Management cited various reasons for the shortfall, including a slowdown in the U.S. government adopting a budget for 2011, which led to delays in orders for the company’s production business. That’s the part of the businesses that takes the high-resolution imagery and turns it into customized products, such as mapping and terrain databases. Unlike GeoEye’s imagery business, production orders take weeks to compile and deliver, so although the delayed orders were eventually received, their recognition will be delayed until future quarters when they are delivered and the company can collect the revenue.

Government budget delays played a role in the company’s analytics business as well.
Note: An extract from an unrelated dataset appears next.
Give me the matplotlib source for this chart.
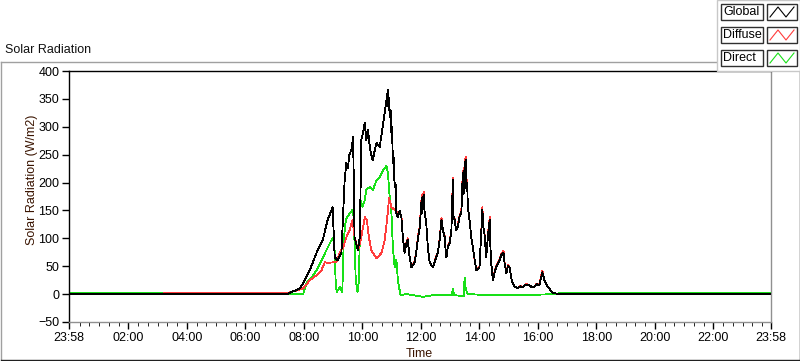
import matplotlib
matplotlib.use("Agg")
import matplotlib.pyplot as plt
from matplotlib.patches import Rectangle
from matplotlib.lines import Line2D

plt.rcParams['font.family'] = ['Liberation Sans', 'DejaVu Sans']

# time in hours since midnight (axis runs 23:58 -> 23:58)
global_hours = [-0.033, 7.41, 7.86, 8.03, 8.20, 8.43, 8.64, 8.81, 8.98, 9.05, 9.15, 9.28, 9.39, 9.45,
                9.50, 9.55, 9.62, 9.68, 9.73, 9.84, 9.91, 9.96, 10.02, 10.08, 10.13, 10.19, 10.25,
                10.30, 10.35, 10.42, 10.48, 10.59, 10.69, 10.82, 10.87, 10.89, 10.91, 10.93, 10.96,
                10.99, 11.01, 11.04, 11.06, 11.10, 11.13, 11.16, 11.21, 11.27,
                11.33, 11.38, 11.44, 11.50, 11.55, 11.60, 11.67, 11.78, 11.85, 11.90,
                11.96, 12.01, 12.03, 12.05, 12.07, 12.09, 12.12, 12.18, 12.24, 12.30,
                12.41, 12.52, 12.58, 12.64, 12.70, 12.75, 12.81, 12.84, 12.87, 12.92,
                12.98, 13.04, 13.09, 13.11, 13.15, 13.20, 13.26, 13.32, 13.38, 13.43,
                13.46, 13.49, 13.53, 13.55, 13.58, 13.60, 13.66, 13.72, 13.80, 13.89,
                14.00, 14.05, 14.10, 14.13, 14.17, 14.23, 14.30, 14.35, 14.37, 14.40,
                14.46, 14.52, 14.57, 14.63, 14.69, 14.75, 14.82, 14.86, 14.92, 14.97,
                15.03, 15.10, 15.20, 15.31, 15.40, 15.48, 15.60, 15.71, 15.80, 15.88,
                15.95, 16.05, 16.10, 16.15, 16.22, 16.34, 16.51, 16.74, 23.967]
global_rad = [0, 0, 10, 25, 43, 74, 97, 133, 156, 66, 61, 74, 204, 235,
              225, 250, 258, 282, 102, 79, 102, 276, 290, 307, 276, 294, 264,
              250, 240, 258, 271, 264, 300, 348, 366, 330, 352, 318, 330,
              289, 300, 235, 250, 192, 200, 145, 138, 150,
              138, 102, 74, 90, 97, 70, 48, 56, 80, 102,
              120, 163, 145, 175, 160, 178, 150, 127, 80, 56,
              48, 66, 75, 97, 133, 115, 102, 80, 66, 85,
              91, 115, 204, 140, 133, 115, 121, 140, 145, 217,
              180, 230, 240, 190, 200, 157, 133, 102, 74, 43,
              48, 100, 151, 120, 109, 66, 110, 133, 90, 56,
              25, 40, 48, 55, 61, 70, 74, 55, 37, 50,
              48, 25, 13, 11, 14, 13, 17, 16, 12, 13,
              18, 16, 28, 39, 25, 13, 2, 0, 0]

diffuse_hours = [-0.033, 3.20, 3.21, 7.41, 7.97, 8.20, 8.43, 8.60, 8.71, 8.82, 8.99, 9.11, 9.22,
                 9.34, 9.45, 9.56, 9.66, 9.73, 9.85, 9.96, 10.08, 10.15, 10.22, 10.30, 10.48, 10.65,
                 10.76, 10.84, 10.91, 10.99, 11.10, 11.21,
                 11.33, 11.38, 11.44, 11.50, 11.55, 11.60, 11.67, 11.78, 11.85, 11.90,
                 11.96, 12.01, 12.03, 12.05, 12.07, 12.09, 12.12, 12.18, 12.24, 12.30,
                 12.41, 12.52, 12.58, 12.64, 12.70, 12.75, 12.81, 12.84, 12.87, 12.92,
                 12.98, 13.04, 13.09, 13.11, 13.15, 13.20, 13.26, 13.32, 13.38, 13.43,
                 13.46, 13.49, 13.53, 13.55, 13.58, 13.60, 13.66, 13.72, 13.80, 13.89,
                 14.00, 14.05, 14.10, 14.13, 14.17, 14.23, 14.30, 14.35, 14.37, 14.40,
                 14.46, 14.52, 14.57, 14.63, 14.69, 14.75, 14.82, 14.86, 14.92, 14.97,
                 15.03, 15.10, 15.20, 15.31, 15.40, 15.48, 15.60, 15.71, 15.80, 15.88,
                 15.95, 16.05, 16.10, 16.15, 16.22, 16.34, 16.51, 16.74, 23.967]
diffuse_rad = [0, 0, 1.5, 1.5, 10, 25, 34, 43, 57, 56, 57, 57, 74,
               84, 102, 115, 133, 102, 79, 102, 138, 133, 102, 79, 64, 74,
               97, 133, 172, 156, 151, 145,
               142, 102, 74, 92, 100, 70, 48, 58, 80, 104,
               122, 168, 145, 180, 160, 183, 150, 127, 80, 56,
               48, 68, 75, 99, 137, 115, 104, 80, 66, 87,
               94, 115, 208, 140, 135, 115, 124, 140, 150, 221,
               180, 235, 246, 190, 204, 157, 133, 102, 74, 43,
               50, 100, 156, 120, 111, 66, 112, 138, 90, 56,
               25, 42, 50, 57, 63, 72, 78, 55, 37, 52,
               48, 25, 13, 11, 15, 13, 18, 16, 12, 13,
               19, 16, 30, 42, 25, 13, 2, 0, 0]

direct_hours = [-0.033, 3.20, 3.21, 7.97, 8.09, 8.26, 8.43, 8.60, 8.77, 8.94, 9.03, 9.09, 9.13,
                9.22, 9.31, 9.36, 9.43, 9.56, 9.66, 9.70, 9.77, 9.83, 9.88, 9.93, 10.00, 10.08,
                10.13, 10.25, 10.36, 10.48, 10.59, 10.70, 10.82, 10.87, 10.93, 10.99, 11.04, 11.10,
                11.16, 11.21, 11.30, 11.50, 11.73, 12.07, 12.41, 12.87, 13.05, 13.09, 13.13, 13.38,
                13.47, 13.49, 13.53, 13.60, 14.00, 14.50, 15.00, 16.00, 16.60, 16.74, 23.967]
direct_rad = [1.5, 1.5, 0, 0, 20, 30, 43, 61, 79, 97, 102, 13, 4,
              13, 4, 97, 133, 145, 151, 138, 25, 4, 25, 169, 156, 169,
              187, 192, 187, 204, 210, 222, 230, 217, 174, 145, 84, 48,
              61, 25, -2, 0, -2, -5, -2, -2, -2, 9, -2, -3,
              -3, 30, 9, 0, -1, -2, -1, -1, 0, 1.5, 1.5]

series_names = ['Global', 'Diffuse', 'Direct']
series_colors = ['black', '#ff3c3c', '#18e018']

x_ticks = [-1 / 30, 2, 4, 6, 8, 10, 12, 14, 16, 18, 20, 22, 24 - 1 / 30]
x_labels = ['23:58', '02:00', '04:00', '06:00', '08:00', '10:00', '12:00', '14:00',
            '16:00', '18:00', '20:00', '22:00', '23:58']
y_ticks = [-50, 0, 50, 100, 150, 200, 250, 300, 350, 400]

W, H = 800, 361


def fx(px):
    return px / W


def fy(py):
    return 1 - py / H


fig = plt.figure(figsize=(8, 3.61), dpi=100)

# outer panel frame
fig.add_artist(Line2D([fx(0.5), fx(799)], [fy(62), fy(62)], color='#a0a0a0', lw=1))
fig.add_artist(Line2D([fx(0.5), fx(0.5)], [fy(62), fy(359)], color='#a0a0a0', lw=1))
fig.add_artist(Line2D([fx(0.5), fx(799.5)], [fy(359.5), fy(359.5)], color='#202020', lw=1))
fig.add_artist(Line2D([fx(799.5), fx(799.5)], [fy(62), fy(359.5)], color='#202020', lw=1))

fig.text(fx(5), fy(50), 'Solar Radiation', fontsize=9, va='center', ha='left', color='#101010')

ax = fig.add_axes([fx(69), fy(322), fx(771) - fx(69), fy(71) - fy(322)])
line_kw = dict(lw=0.6, antialiased=False)
ax.plot(direct_hours, direct_rad, color=series_colors[2], zorder=2, **line_kw)
ax.plot(diffuse_hours, diffuse_rad, color=series_colors[1], zorder=3, **line_kw)
ax.plot(global_hours, global_rad, color=series_colors[0], zorder=4, **line_kw)

ax.set_xlim(-1 / 30, 24 - 1 / 30)
ax.set_ylim(-50, 400)
ax.set_xticks(x_ticks)
ax.set_xticklabels(x_labels)
ax.set_xticks([m / 3 for m in range(1, 72) if m % 6 != 0], minor=True)
ax.set_yticks(y_ticks)
ax.tick_params(axis='both', labelsize=9, colors='black', width=1)
ax.tick_params(axis='x', which='major', length=5, pad=2)
ax.tick_params(axis='x', which='minor', length=3)
ax.tick_params(axis='y', length=5, pad=2)
for side in ['left', 'top']:
    ax.spines[side].set_color('black')
for side in ['right', 'bottom']:
    ax.spines[side].set_color('#909090')
for s in ax.spines.values():
    s.set_linewidth(1)

fig.text(fx(32), fy(180), 'Solar Radiation (W/m2)', rotation=90, fontsize=9,
         ha='center', va='center', color='#3a1400')
fig.text(fx(419), fy(354), 'Time', fontsize=9, ha='center', va='center', color='#3a1400')

# legend panel in the top-right corner
fig.add_artist(Rectangle((fx(717), fy(71)), fx(83), fy(0) - fy(71), facecolor='white',
                         edgecolor='#c8c8c8', lw=1, zorder=5))
row_tops = [4, 27, 50]
for name, color, top in zip(series_names, series_colors, row_tops):
    fig.add_artist(Rectangle((fx(721), fy(top + 16)), fx(42), fy(0) - fy(16), facecolor='white',
                             edgecolor='#303030', lw=1, zorder=6))
    fig.text(fx(723), fy(top + 8), name, fontsize=9, ha='left', va='center', zorder=7)
    fig.add_artist(Rectangle((fx(767), fy(top + 16)), fx(30), fy(0) - fy(16), facecolor='white',
                             edgecolor='#303030', lw=1, zorder=6))
    zx = [770, 778, 786, 794]
    zy = [top + 13, top + 3, top + 13, top + 3]
    fig.add_artist(Line2D([fx(p) for p in zx], [fy(p) for p in zy], color=color, lw=0.8, zorder=7))

fig.savefig('out.png', dpi=100)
In addition, a contract that GeoEye expected to receive from a European country was delayed indefinitely, so it’s possible it will never be received. Finally, there was a shortfall in commercial imagery orders, perhaps reflecting orders being pushed ahead to earlier in the year. I was happy to see that GEOY controlled costs tightly and margins remained over 50%, which helped support the bottom line. Another bright spot was business with Google Earth, which remains strong.

One of the big long-term catalysts for GeoEye is its GeoEye2 satellite, and it remains on budget and on schedule. The company expects to be collecting revenues from the enhanced Service Level Agreement (SLA) by mid-2013, when the service will become operational. As we talked about in the monthly issue, management confirmed that while government budget cuts bear watching, there is a lot of agreement in Congress that intelligence spending should not be cut, so I don’t believe this will ultimately be a big risk for GEOY.

In the near term, management gave guidance that left open the possibility for further disappointments here in the fourth quarter. Forecasted revenues of $348 million–$355 million were well below current expectations of $369.5 million. Earnings are now forecast to be $1.95–$2.15, compared with the expected $2.19. On the conference call, management said it is looking for a 5% increase in revenues in 2012 but did not set guidance for next year’s earnings.

The report was disappointing to be sure, but looking ahead, the stock is attractively valued at less than 6X enterprise value/earnings, and it remains a solid Top Buy as we discuss in the new issue. The weakness in the quarter was magnified by governmental delays and the loss of a single contract, which are more short-term blips than long-term warning signs.

We also have to factor in the possibility that GeoEye will be acquired, which is another big reason we own the stock. While management did not discuss whether they have hired a financial advisor to seek a sale of the company, as reports have indicated, I continue to see GEOY as a takeover candidate based on valuation, future free cash flow generation, and their unique franchise. Use this pullback to buy GEOY under $37.